NEW YORK — Shares of Bebe Stores Inc. got hammered Friday after the retailer said its third-quarter earnings results would fall well below Wall Street’s estimates.

This story first appeared in the March 17, 2003 issue of WWD.  Subscribe Today.

Bebe shares were off $2.34, or 16.3 percent, to close at $12.01 in Nasdaq trading, hovering above its 52-week low of $9.58, reached Oct. 7.

Late Thursday, Bebe said it expected earnings of between 3 to 5 cents a share for the quarter ending March 31, below consensus estimates of 11 cents, according to First Call. The Brisbane, Calif.-based specialty retailer said it also anticipates the period’s same-store sales to decrease in the low- to midteens, versus the negative high-single-digit comp decrease it previously forecast.

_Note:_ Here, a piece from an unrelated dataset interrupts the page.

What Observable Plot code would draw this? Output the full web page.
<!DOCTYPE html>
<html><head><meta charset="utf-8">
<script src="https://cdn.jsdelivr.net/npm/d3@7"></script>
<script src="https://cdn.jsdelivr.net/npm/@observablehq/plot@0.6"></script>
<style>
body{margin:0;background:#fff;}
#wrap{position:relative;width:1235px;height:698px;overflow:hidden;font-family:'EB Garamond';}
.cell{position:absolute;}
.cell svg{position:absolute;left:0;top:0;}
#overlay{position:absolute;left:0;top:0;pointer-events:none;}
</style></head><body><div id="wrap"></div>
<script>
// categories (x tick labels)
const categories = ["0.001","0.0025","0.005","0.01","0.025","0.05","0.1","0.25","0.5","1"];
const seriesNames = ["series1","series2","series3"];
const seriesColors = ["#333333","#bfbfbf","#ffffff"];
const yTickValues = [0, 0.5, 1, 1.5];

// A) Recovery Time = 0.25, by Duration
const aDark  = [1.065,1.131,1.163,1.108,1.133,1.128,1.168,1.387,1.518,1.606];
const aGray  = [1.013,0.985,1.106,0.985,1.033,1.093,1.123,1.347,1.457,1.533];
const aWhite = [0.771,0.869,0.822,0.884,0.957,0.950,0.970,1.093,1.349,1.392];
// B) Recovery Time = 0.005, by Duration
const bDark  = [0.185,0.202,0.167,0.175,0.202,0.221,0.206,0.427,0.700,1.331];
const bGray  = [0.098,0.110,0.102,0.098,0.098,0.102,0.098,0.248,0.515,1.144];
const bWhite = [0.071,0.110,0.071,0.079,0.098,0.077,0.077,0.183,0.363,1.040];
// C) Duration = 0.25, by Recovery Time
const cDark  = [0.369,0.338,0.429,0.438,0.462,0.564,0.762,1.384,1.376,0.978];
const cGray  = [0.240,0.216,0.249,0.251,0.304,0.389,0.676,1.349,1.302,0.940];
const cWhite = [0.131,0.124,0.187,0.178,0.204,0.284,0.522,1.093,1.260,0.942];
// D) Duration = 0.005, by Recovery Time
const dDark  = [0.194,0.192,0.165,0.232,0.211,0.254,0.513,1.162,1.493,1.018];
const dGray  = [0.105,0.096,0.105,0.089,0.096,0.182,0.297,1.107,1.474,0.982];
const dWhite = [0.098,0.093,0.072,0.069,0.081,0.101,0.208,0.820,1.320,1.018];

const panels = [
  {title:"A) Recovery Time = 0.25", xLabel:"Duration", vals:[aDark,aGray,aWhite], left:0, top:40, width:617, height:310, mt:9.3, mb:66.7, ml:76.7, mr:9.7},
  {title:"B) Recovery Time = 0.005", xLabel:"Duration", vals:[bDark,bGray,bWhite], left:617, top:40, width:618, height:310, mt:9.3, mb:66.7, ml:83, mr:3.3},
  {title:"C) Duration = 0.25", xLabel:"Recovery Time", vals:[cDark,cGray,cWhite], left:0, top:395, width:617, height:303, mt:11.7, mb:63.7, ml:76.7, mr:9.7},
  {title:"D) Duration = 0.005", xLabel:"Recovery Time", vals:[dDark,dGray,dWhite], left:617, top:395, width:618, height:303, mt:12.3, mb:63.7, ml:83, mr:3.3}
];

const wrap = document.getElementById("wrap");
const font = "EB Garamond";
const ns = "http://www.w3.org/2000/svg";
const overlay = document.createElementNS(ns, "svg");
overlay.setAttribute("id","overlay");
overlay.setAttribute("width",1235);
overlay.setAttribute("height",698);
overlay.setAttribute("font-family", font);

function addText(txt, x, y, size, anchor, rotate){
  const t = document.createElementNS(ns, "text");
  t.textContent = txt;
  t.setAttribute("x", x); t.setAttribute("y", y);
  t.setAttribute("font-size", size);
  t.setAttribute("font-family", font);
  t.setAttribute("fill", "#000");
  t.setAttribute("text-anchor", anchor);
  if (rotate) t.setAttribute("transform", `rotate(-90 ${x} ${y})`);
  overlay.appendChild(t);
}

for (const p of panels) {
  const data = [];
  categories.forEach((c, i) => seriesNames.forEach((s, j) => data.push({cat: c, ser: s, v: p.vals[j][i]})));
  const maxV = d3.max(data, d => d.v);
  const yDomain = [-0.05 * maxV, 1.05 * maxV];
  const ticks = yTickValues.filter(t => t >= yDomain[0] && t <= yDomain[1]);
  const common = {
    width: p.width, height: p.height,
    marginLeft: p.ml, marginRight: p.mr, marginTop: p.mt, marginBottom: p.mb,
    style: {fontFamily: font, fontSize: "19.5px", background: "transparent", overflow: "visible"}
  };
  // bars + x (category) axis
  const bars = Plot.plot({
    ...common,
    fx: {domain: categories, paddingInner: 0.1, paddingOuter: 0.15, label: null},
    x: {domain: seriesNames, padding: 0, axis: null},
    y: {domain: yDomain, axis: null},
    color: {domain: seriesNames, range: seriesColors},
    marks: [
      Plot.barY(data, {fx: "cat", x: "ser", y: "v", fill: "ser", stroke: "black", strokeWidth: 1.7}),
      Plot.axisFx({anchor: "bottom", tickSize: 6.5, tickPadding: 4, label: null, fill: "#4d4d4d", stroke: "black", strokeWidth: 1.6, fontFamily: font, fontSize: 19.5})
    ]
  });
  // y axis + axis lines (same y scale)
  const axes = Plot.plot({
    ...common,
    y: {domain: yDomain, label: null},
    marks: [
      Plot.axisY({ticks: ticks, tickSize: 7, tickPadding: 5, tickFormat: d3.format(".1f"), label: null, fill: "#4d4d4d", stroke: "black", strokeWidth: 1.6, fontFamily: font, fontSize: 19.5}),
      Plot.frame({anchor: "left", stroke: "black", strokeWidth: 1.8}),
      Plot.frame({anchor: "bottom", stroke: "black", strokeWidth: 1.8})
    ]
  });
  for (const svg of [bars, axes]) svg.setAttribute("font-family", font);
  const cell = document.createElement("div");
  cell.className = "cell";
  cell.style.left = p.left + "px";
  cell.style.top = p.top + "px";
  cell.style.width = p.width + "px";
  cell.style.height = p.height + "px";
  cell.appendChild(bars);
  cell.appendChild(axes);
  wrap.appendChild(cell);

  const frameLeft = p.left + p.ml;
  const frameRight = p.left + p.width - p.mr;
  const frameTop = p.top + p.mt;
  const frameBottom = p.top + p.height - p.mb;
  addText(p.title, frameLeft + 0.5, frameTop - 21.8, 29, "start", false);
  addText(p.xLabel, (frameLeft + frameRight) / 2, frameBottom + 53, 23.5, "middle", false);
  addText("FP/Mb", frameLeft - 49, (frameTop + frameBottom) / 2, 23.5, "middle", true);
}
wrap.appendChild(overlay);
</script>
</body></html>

“Sales have been negatively impacted by a lack of balance in our assortment and lean inventory levels,” John Kyees, Bebe’s chief financial officer, said in a statement. “While gross margin is currently higher than the prior year, the margin is lower than our plans due to higher markdowns and higher manufacturing costs.”

Downgrading the stock to “hold” from “buy,” Wedbush Morgan Securities analyst Adrienne Tennant said she believes the company’s inventory issues continue to plague sales. “At the end of February, the company’s inventory was up 7 percent, but down 13 percent to its internal plan, she wrote in a research note. “We have started to see more suiting and sophisticated merchandise, but not in the depths required to create a full assortment.”

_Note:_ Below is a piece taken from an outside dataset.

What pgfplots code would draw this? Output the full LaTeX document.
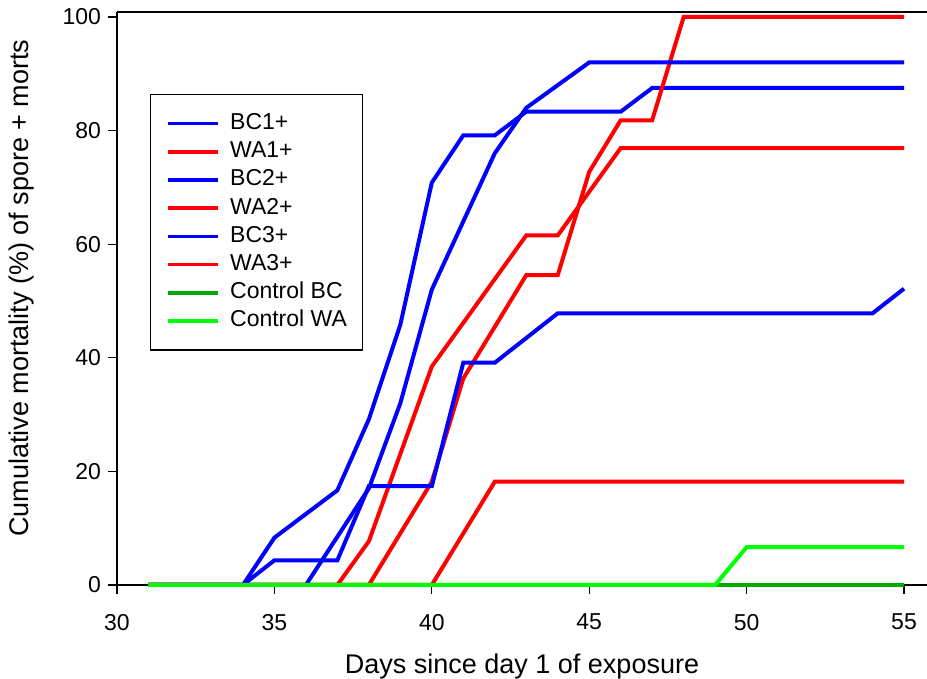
\documentclass[border=0pt]{standalone}
\usepackage{pgfplots}
\pgfplotsset{compat=1.18}
\usepackage{fontspec}
\setmainfont{Liberation Sans}
\definecolor{bcblue}{RGB}{0,0,255}
\definecolor{wared}{RGB}{255,0,0}
\definecolor{ctrlbc}{RGB}{0,170,0}
\definecolor{ctrlwa}{RGB}{0,255,0}
\begin{document}
\begin{tikzpicture}
\begin{axis}[
    name=ax,
    scale only axis,
    width=405pt, height=286.5pt,
    xmin=30, xmax=55.73,
    ymin=0, ymax=100.88,
    axis x line*=bottom,
    axis y line*=left,
    axis line style={line width=0.6pt},
    clip=false,
    tick align=outside,
    major tick length=4.5pt,
    tick style={line width=0.6pt, black},
    xtick={30,35,...,55},
    ytick={0,20,...,100},
    /pgf/number format/assume math mode=true,
    tick label style={font=\fontsize{11.5}{13}\selectfont},
    xticklabel style={yshift=-6.5pt},
    xlabel={Days since day 1 of exposure},
    ylabel={Cumulative mortality (\%) of spore + morts},
    label style={font=\fontsize{13.5}{16}\selectfont},
    xlabel style={at={(axis description cs:0.5,0)}, anchor=base, yshift=-44.5pt},
    ylabel style={at={(axis description cs:0,0.518)}, anchor=center, yshift=47.5pt},
    every axis plot/.append style={line width=2pt},
    legend image code/.code={\draw[#1,line width=1.8pt] (0pt,0pt) -- (25pt,0pt);},
    legend cell align=left,
    legend style={at={(0.0407,0.857)}, anchor=north west, draw=black,
        line width=0.6pt, fill=white,
        font=\fontsize{11.5}{13}\selectfont,
        inner xsep=8pt, inner ysep=9pt, row sep=3.1pt,
        nodes={inner sep=0pt, text height=8.5pt, text depth=2.5pt},
        /tikz/every odd column/.append style={column sep=5pt}},
]
% BC1+
\addplot[bcblue] coordinates {(31,0) (34,0) (35,8.33) (37,16.67) (38,29.17) (39,45.83)
    (40,70.83) (41,79.17) (42,79.17) (43,83.33) (46,83.33) (47,87.5) (55,87.5)};
% WA1+
\addplot[wared] coordinates {(31,0) (38,0) (40,18.18) (41,36.36) (42,45.45) (43,54.55)
    (44,54.55) (45,72.73) (46,81.82) (47,81.82) (48,100) (55,100)};
% BC2+
\addplot[bcblue] coordinates {(31,0) (36,0) (38,17) (39,32) (40,52) (41,64) (42,76)
    (43,84) (44,88) (45,92) (55,92)};
% WA2+
\addplot[wared] coordinates {(31,0) (37,0) (38,7.69) (40,38.46) (41,46.15) (42,53.85)
    (43,61.54) (44,61.54) (45,69.23) (46,76.92) (55,76.92)};
% BC3+
\addplot[bcblue] coordinates {(31,0) (34,0) (35,4.35) (37,4.35) (38,17.39) (40,17.39)
    (41,39.13) (42,39.13) (44,47.83) (54,47.83) (55,52.17)};
% WA3+
\addplot[wared] coordinates {(31,0) (40,0) (42,18.18) (55,18.18)};
% controls
\addplot[ctrlbc] coordinates {(31,0) (55,0)};
\addplot[ctrlwa] coordinates {(31,0) (49,0) (50,6.67) (55,6.67)};
\legend{BC1+, WA1+, BC2+, WA2+, BC3+, WA3+, Control BC, Control WA}
\draw[line width=0.6pt] (rel axis cs:0,1) -- (rel axis cs:1,1);
\end{axis}
\pgfresetboundingbox
\path ([shift={(-58.5pt,-47pt)}]ax.south west) rectangle ([shift={(0pt,6pt)}]ax.north east);
\end{tikzpicture}
\end{document}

In addition, she said, the Far East sourcing initiative is taking longer than anticipated. She said Bebe planned to have a substantial portion of its manufacturing capacity issues resolved by its fiscal fourth quarter, but now believes that by then, the company will only be running production overseas in a “test capacity” mode, rather than producing at or near full production levels.

Bebe named Paul Mashouf vice president of sourcing on March 5 following the December departure of Jamel Bennoui, vice president of manufacturing, “to pursue other opportunities.”